On the heels of several very fun and hectic days speaking, mentoring and participating at ASCAP’s Expo in Hollywood, I stole– no, made– two days for myself. Knowing that I was about to spend as many nights in May on the road as on my music deadlines at home, I revisited a place that has consistently made me peaceful and awe-inspired for 25 years: Joshua Tree National Park.

[IMAGE] rocks

[IMAGE] blooming yucca

All those years bring with them a landscape of history, both geological, and personal. Staring out to enormous expanses beyond the deceptively furry looking tips of cholla cactus and ocotillo, my mind galloped across private, sometimes rocky terrain. Memories arose of camping, rock scrambling, friends, wildlife encounters, long drives and the endless drama of angry weather systems.
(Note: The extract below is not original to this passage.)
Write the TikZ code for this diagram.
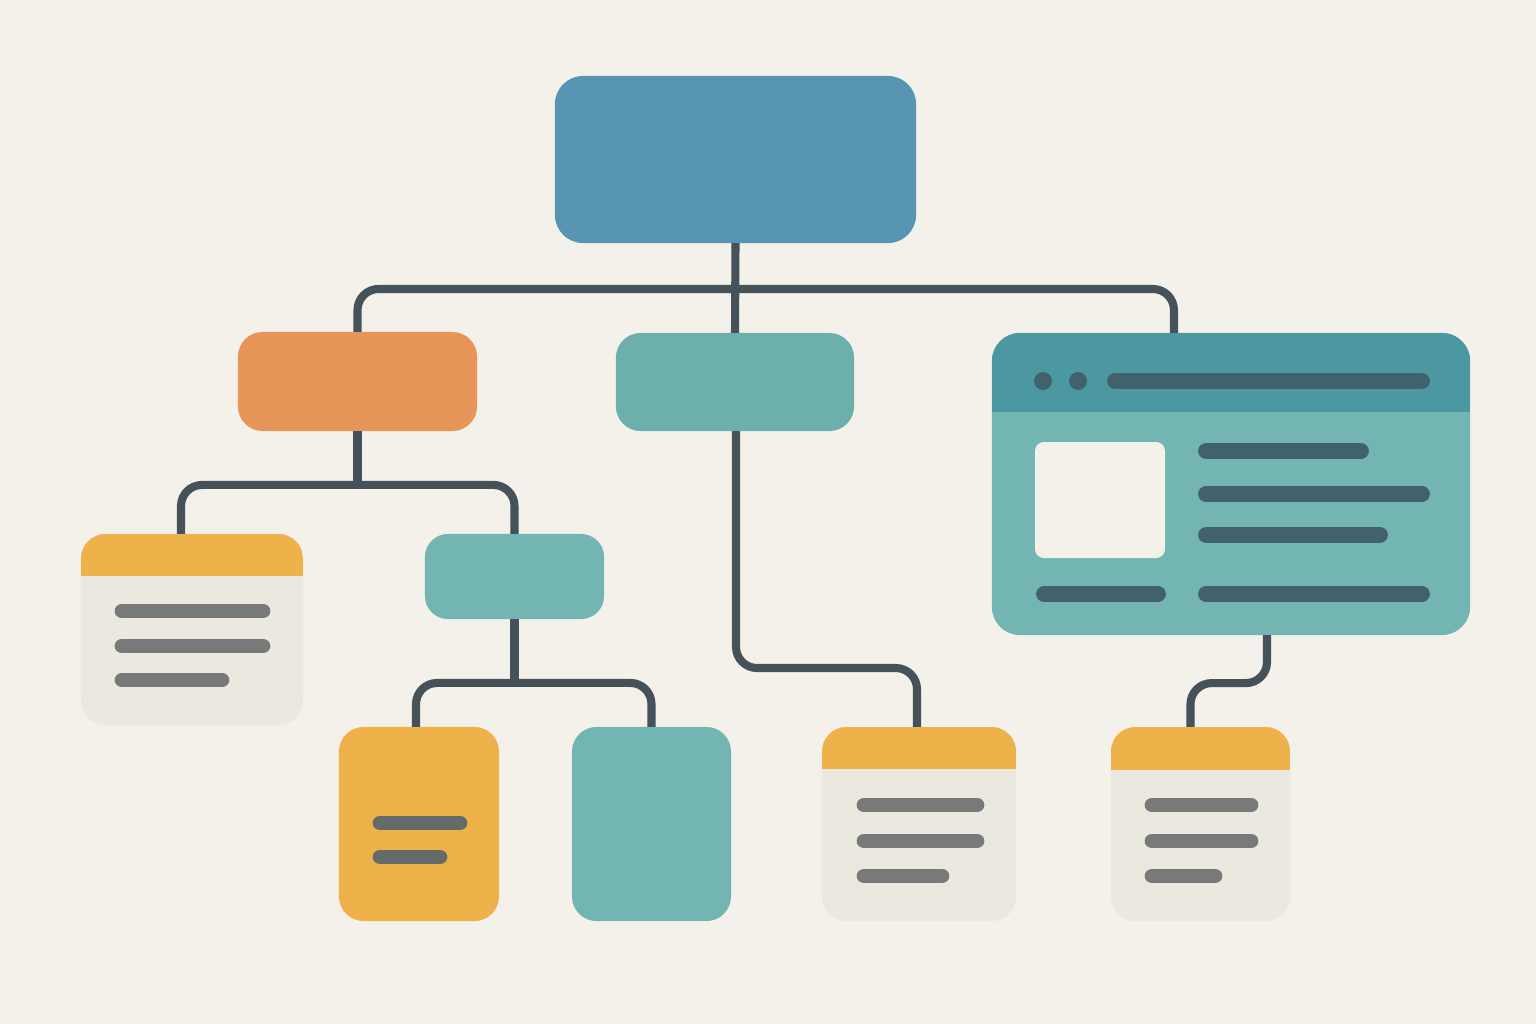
\documentclass[tikz,border=0pt]{standalone}
\definecolor{bgc}{HTML}{F4F1EA}
\definecolor{connc}{HTML}{46525A}
\definecolor{topblue}{HTML}{5895B3}
\definecolor{orangec}{HTML}{E8955A}
\definecolor{tealmid}{HTML}{6CAFAC}
\definecolor{teallight}{HTML}{72B5B3}
\definecolor{browhead}{HTML}{4B98A2}
\definecolor{browline}{HTML}{41626D}
\definecolor{yellowc}{HTML}{EFB24A}
\definecolor{cardbody}{HTML}{EBE8E0}
\definecolor{greyline}{HTML}{777A79}
\definecolor{darkline}{HTML}{646B68}
\begin{document}
\begin{tikzpicture}[x=0.01cm,y=-0.01cm,
  box/.style={draw=none, inner sep=0pt, outer sep=0pt, rounded corners=7pt},
  conn/.style={draw=connc, line width=2.3pt},
  txt/.style={line width=4.2pt, line cap=round, draw=greyline},
  btxt/.style={line width=4.5pt, line cap=round, draw=browline},
  ytxt/.style={line width=4.2pt, line cap=round, draw=darkline}]
\useasboundingbox (0,0) rectangle (1536,1024);
\fill[bgc] (0,0) rectangle (1536,1024);

% nodes
\node[box, fill=topblue, rounded corners=8pt, minimum width=3.61cm, minimum height=1.67cm] (top) at (735.5,159.5) {};
\node[box, fill=orangec, minimum width=2.39cm, minimum height=0.99cm] (orange) at (357.5,381.5) {};
\node[box, fill=tealmid, minimum width=2.38cm, minimum height=0.98cm] (mid) at (735,382) {};
\node[box, fill=teallight, rounded corners=8pt, minimum width=4.78cm, minimum height=3.02cm] (browser) at (1231,484) {};
\node[box, fill=cardbody, minimum width=2.22cm, minimum height=1.91cm] (card1) at (192,629.5) {};
\node[box, fill=teallight, rounded corners=6.5pt, minimum width=1.79cm, minimum height=0.85cm] (steal) at (514.5,576.5) {};
\node[box, fill=yellowc, minimum width=1.60cm, minimum height=1.94cm] (ybox) at (419,824) {};
\node[box, fill=teallight, minimum width=1.59cm, minimum height=1.94cm] (tbox) at (651.5,824) {};
\node[box, fill=cardbody, minimum width=1.94cm, minimum height=1.94cm] (card3) at (919,824) {};
\node[box, fill=cardbody, minimum width=1.79cm, minimum height=1.94cm] (card4) at (1200.5,824) {};

% headers
\begin{scope}
  \clip[rounded corners=8pt] (browser.south west) rectangle (browser.north east);
  \fill[browhead] (browser.north west) rectangle ([yshift=-0.79cm]browser.north east);
\end{scope}
\begin{scope}
  \clip[rounded corners=7pt] (card1.south west) rectangle (card1.north east);
  \fill[yellowc] (card1.north west) rectangle ([yshift=-0.42cm]card1.north east);
\end{scope}
\begin{scope}
  \clip[rounded corners=7pt] (card3.south west) rectangle (card3.north east);
  \fill[yellowc] (card3.north west) rectangle ([yshift=-0.42cm]card3.north east);
\end{scope}
\begin{scope}
  \clip[rounded corners=7pt] (card4.south west) rectangle (card4.north east);
  \fill[yellowc] (card4.north west) rectangle ([yshift=-0.43cm]card4.north east);
\end{scope}

% browser contents
\fill[browline] (1043,381) circle (9);
\fill[browline] (1078,381) circle (9);
\draw[btxt] (1115,381) -- (1422,381);
\fill[bgc, rounded corners=2.5pt] (1035,442) rectangle (1165,558);
\draw[btxt] (1206,451) -- (1361,451);
\draw[btxt] (1206,494) -- (1422,494);
\draw[btxt] (1206,535) -- (1380,535);
\draw[btxt] (1044,594) -- (1158,594);
\draw[btxt] (1206,594) -- (1422,594);

% card text lines
\draw[txt] (122,611) -- (263,611);
\draw[txt] (122,646) -- (263,646);
\draw[txt] (122,680) -- (222,680);
\draw[txt] (864,805) -- (977,805);
\draw[txt] (864,841) -- (977,841);
\draw[txt] (864,876) -- (942,876);
\draw[txt] (1152,805) -- (1251,805);
\draw[txt] (1152,841) -- (1251,841);
\draw[txt] (1152,876) -- (1215,876);
\draw[ytxt] (380,823) -- (460,823);
\draw[ytxt] (380,857) -- (440,857);

% connectors
\draw[conn] (top.south) -- (mid.north);
\draw[conn, rounded corners=6pt] (orange.north) -- ++(0,-43) -| ([xshift=-0.57cm]browser.north);
\draw[conn] (orange.south) -- ++(0,54);
\draw[conn, rounded corners=6pt] ([xshift=-0.11cm]card1.north) -- ++(0,-49) -| (steal.north);
\draw[conn] (steal.south) -- ++(0,64);
\draw[conn, rounded corners=6pt] ([xshift=-0.03cm]ybox.north) -- ++(0,-44) -| (tbox.north);
\draw[conn, rounded corners=6pt] ([xshift=0.01cm]mid.south) -- ++(0,237) -| ([xshift=-0.02cm]card3.north);
\draw[conn, rounded corners=6pt] ([xshift=0.36cm]browser.south) -- ++(0,48) -| ([xshift=-0.1cm]card4.north);
\end{tikzpicture}
\end{document}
I was in the present and in the past, simultaneously. It was wonderful.

[IMAGE] ocotillo

[IMAGE] balanced

[IMAGE] still life

I had slept directly under rocks that balanced precariously and impossibly as they awaited the next temblor, a few miles away from the quite visible San Andreas Fault. I had slept in the open, covered by nothing more than a sleeping bag that could have been nocturnal haven to scorpions or rattlers, but thankfully provided only a fuzzy bunny rabbit sniffing my feet at dawn. I had slept in tents erected in winds so strong as to nearly make me give up trying to pitch them. I had slept looking up at stars so bright as to make me question everything I ever imagined about the universe. And I had awoken, so many, many times over 25 years, to insights about my place in nature, and my place outside of it.

[IMAGE] Cabazon T Rex

Driving back to Los Angeles to fly home, I absolutely had to stop at one of southern California’s cheesiest and silliest roadside attractions: the dinos at Cabazon. If a culture does not have pyramids one can enter, well, a Brontosaurus or T. Rex is surely the next best thing.

Past and present. I will always make time.